Task statement
Below are the records. List every line holding the word "image".

Records provided
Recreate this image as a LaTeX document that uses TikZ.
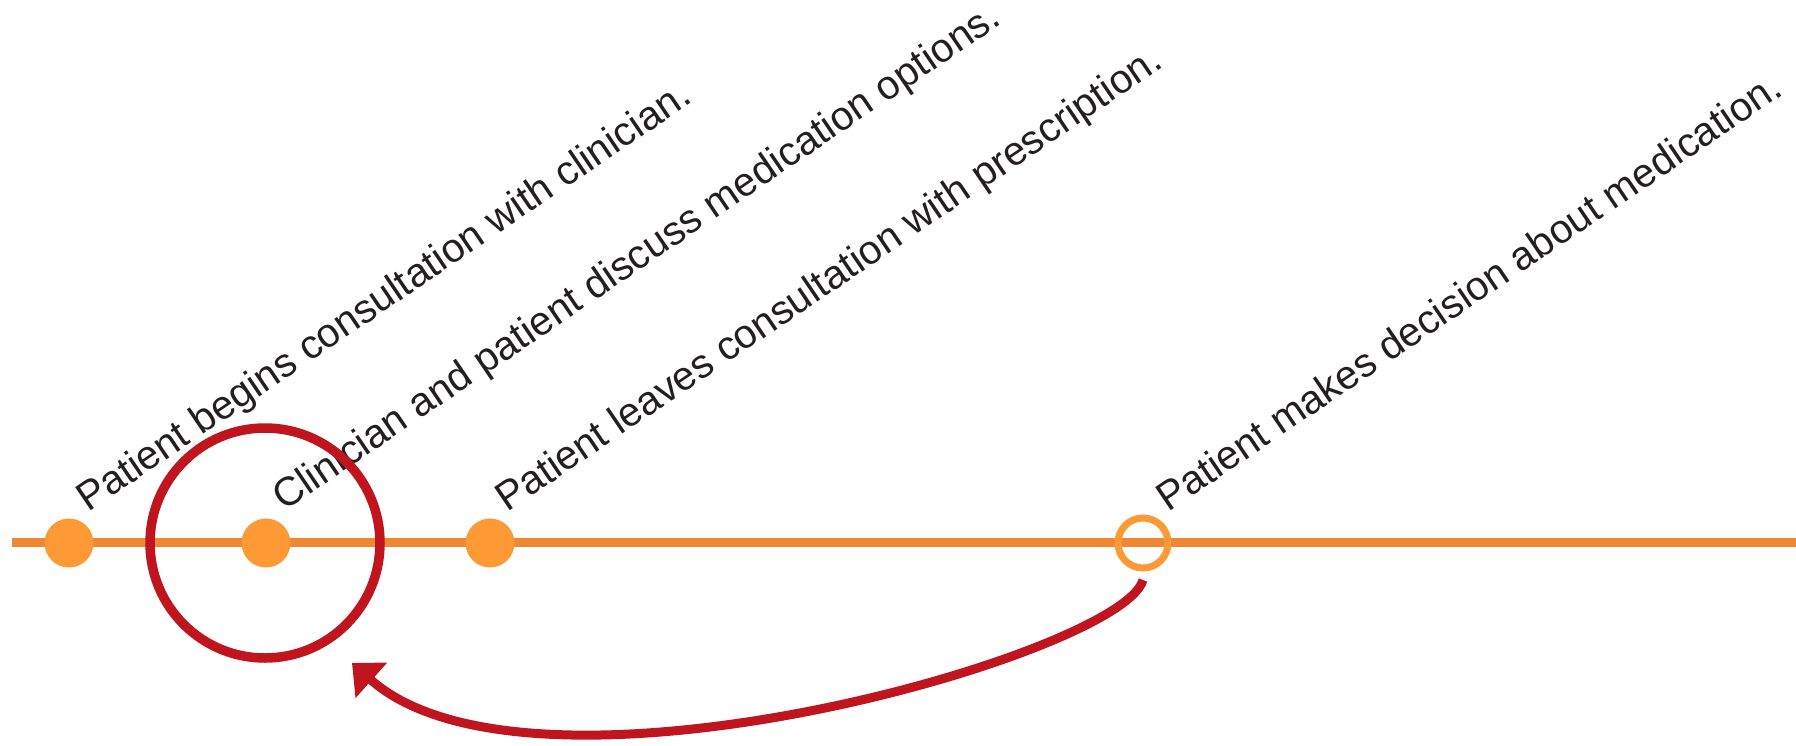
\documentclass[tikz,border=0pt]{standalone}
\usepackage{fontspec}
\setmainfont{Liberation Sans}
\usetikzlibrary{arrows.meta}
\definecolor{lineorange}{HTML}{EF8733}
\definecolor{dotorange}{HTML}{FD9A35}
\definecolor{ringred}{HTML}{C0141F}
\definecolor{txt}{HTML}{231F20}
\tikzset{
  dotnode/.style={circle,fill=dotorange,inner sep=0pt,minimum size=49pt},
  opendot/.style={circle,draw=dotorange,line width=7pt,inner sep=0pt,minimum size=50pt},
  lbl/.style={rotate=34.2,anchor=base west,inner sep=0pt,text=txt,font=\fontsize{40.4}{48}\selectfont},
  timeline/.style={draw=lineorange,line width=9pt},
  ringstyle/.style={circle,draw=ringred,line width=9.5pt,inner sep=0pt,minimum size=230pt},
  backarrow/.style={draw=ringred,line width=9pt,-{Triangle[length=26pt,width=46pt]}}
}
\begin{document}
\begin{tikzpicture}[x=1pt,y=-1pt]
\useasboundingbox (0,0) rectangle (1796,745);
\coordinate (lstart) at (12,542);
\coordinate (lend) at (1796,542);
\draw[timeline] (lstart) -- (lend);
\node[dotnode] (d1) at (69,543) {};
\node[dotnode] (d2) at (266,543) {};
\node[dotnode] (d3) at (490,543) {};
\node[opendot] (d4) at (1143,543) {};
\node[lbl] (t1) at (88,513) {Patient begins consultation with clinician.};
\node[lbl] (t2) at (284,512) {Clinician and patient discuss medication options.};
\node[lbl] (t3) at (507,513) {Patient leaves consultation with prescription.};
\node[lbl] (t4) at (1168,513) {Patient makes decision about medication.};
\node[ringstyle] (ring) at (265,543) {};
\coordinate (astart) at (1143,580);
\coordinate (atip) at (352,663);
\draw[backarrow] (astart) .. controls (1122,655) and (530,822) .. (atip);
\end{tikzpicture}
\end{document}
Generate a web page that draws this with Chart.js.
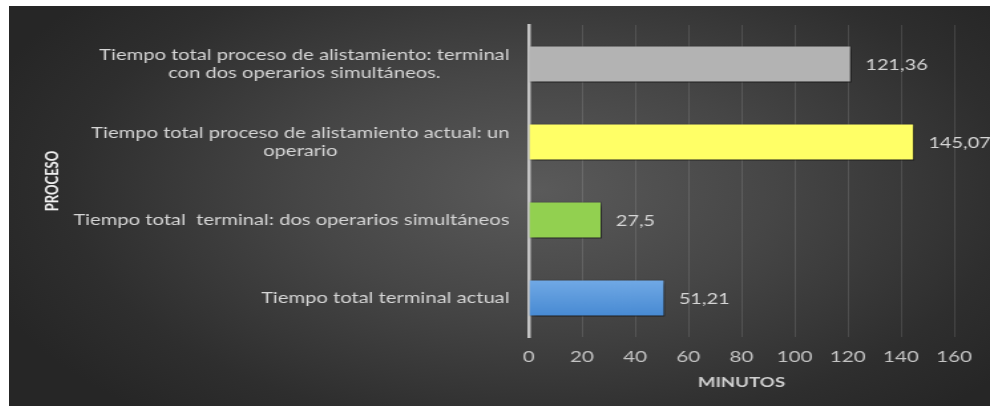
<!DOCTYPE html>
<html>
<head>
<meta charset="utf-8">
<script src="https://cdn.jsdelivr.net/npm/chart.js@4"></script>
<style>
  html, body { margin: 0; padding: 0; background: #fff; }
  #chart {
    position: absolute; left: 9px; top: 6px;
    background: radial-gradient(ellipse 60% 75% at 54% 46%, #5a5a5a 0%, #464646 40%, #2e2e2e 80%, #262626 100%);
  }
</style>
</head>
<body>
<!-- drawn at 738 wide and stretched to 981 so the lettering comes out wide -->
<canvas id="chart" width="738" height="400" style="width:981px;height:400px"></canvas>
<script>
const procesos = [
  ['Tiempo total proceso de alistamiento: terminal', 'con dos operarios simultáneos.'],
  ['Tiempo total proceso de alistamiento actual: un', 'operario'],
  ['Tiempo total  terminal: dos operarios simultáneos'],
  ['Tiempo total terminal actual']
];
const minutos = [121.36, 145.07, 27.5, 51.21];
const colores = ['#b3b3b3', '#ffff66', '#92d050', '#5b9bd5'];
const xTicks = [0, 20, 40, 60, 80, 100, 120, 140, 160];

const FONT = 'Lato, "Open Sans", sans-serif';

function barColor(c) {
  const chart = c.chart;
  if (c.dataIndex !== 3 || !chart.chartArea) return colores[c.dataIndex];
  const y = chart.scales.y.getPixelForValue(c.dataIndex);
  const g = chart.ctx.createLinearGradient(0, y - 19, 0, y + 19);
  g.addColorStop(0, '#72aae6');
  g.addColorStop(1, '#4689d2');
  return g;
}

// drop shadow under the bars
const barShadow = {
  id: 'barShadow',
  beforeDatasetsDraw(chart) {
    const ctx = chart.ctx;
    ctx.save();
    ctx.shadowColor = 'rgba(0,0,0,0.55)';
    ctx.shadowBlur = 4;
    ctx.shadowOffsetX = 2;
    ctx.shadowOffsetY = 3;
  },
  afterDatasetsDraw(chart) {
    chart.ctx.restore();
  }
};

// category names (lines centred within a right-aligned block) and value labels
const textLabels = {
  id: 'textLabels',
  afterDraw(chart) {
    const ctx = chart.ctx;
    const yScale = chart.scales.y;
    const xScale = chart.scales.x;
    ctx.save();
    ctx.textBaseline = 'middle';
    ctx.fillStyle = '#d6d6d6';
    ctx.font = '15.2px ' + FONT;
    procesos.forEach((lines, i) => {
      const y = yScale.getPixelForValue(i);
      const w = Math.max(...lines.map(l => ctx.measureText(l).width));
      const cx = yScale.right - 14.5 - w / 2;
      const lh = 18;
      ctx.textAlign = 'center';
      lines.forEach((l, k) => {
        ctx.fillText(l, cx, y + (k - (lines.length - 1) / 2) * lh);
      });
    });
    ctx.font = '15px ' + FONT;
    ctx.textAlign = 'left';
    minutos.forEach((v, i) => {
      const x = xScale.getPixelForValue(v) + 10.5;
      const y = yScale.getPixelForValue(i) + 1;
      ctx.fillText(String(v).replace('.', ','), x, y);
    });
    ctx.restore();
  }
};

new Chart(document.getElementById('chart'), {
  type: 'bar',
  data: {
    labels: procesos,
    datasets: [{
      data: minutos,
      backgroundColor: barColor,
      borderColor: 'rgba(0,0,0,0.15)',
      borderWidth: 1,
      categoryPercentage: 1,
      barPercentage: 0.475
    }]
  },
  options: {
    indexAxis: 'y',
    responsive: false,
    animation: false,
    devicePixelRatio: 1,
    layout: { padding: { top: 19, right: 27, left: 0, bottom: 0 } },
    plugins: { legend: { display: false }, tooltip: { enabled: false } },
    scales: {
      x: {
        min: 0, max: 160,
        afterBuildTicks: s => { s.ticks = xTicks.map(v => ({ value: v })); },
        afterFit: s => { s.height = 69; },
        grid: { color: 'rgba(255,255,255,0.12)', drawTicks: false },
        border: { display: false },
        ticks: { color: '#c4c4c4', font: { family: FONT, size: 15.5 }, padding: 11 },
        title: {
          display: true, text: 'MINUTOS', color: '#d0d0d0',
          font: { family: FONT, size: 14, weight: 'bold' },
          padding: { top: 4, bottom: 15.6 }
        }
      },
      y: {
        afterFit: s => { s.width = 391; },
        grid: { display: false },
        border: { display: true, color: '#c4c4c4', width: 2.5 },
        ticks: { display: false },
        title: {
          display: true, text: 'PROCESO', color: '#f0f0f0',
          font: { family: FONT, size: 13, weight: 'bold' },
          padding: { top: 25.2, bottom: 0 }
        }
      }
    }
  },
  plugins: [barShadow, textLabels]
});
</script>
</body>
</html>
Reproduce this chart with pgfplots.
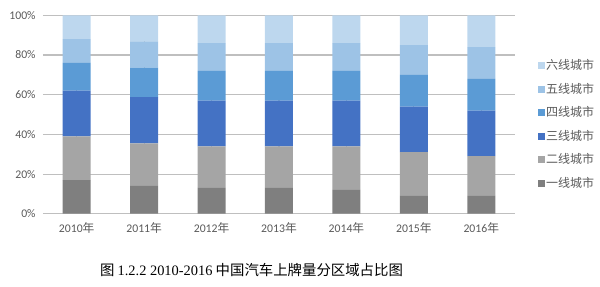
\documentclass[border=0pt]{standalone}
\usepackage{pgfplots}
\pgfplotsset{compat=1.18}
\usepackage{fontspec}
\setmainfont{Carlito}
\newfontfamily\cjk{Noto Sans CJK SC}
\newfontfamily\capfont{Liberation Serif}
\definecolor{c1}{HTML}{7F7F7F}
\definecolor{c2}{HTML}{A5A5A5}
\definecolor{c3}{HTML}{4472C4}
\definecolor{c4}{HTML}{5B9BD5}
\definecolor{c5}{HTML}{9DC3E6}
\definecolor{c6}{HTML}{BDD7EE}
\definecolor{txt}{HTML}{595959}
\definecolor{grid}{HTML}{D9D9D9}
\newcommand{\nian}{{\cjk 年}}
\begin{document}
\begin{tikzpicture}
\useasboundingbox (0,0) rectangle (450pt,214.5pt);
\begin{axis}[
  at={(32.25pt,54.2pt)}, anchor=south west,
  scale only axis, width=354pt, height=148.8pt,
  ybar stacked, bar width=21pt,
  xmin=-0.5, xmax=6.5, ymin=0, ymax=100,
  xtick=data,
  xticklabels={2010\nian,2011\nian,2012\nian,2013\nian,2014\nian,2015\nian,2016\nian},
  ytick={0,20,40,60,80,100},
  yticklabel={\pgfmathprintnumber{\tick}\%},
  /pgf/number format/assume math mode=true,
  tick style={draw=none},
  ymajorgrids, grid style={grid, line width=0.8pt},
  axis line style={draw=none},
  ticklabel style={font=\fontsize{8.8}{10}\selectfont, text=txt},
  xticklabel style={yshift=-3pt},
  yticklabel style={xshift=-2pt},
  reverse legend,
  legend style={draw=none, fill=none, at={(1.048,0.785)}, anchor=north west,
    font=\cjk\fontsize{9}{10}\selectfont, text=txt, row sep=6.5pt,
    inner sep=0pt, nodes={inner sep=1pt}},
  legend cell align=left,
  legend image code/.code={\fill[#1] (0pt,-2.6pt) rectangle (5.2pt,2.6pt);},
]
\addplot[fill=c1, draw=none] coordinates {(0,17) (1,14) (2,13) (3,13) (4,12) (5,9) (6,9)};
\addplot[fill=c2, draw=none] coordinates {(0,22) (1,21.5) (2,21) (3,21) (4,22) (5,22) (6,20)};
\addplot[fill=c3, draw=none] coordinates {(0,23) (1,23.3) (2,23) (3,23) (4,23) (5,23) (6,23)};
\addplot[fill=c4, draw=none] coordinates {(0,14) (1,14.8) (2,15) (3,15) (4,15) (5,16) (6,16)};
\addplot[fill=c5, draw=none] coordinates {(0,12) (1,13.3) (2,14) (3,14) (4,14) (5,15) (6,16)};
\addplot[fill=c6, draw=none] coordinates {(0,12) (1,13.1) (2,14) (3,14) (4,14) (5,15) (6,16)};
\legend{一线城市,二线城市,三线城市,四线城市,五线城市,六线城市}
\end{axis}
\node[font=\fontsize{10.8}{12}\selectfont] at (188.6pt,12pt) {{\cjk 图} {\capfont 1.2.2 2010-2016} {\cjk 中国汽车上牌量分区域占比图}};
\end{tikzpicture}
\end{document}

Result of the exercise
Recreate this image as a LaTeX document that uses TikZ.
  legend image code/.code={\fill[#1] (0pt,-2.6pt) rectangle (5.2pt,2.6pt);},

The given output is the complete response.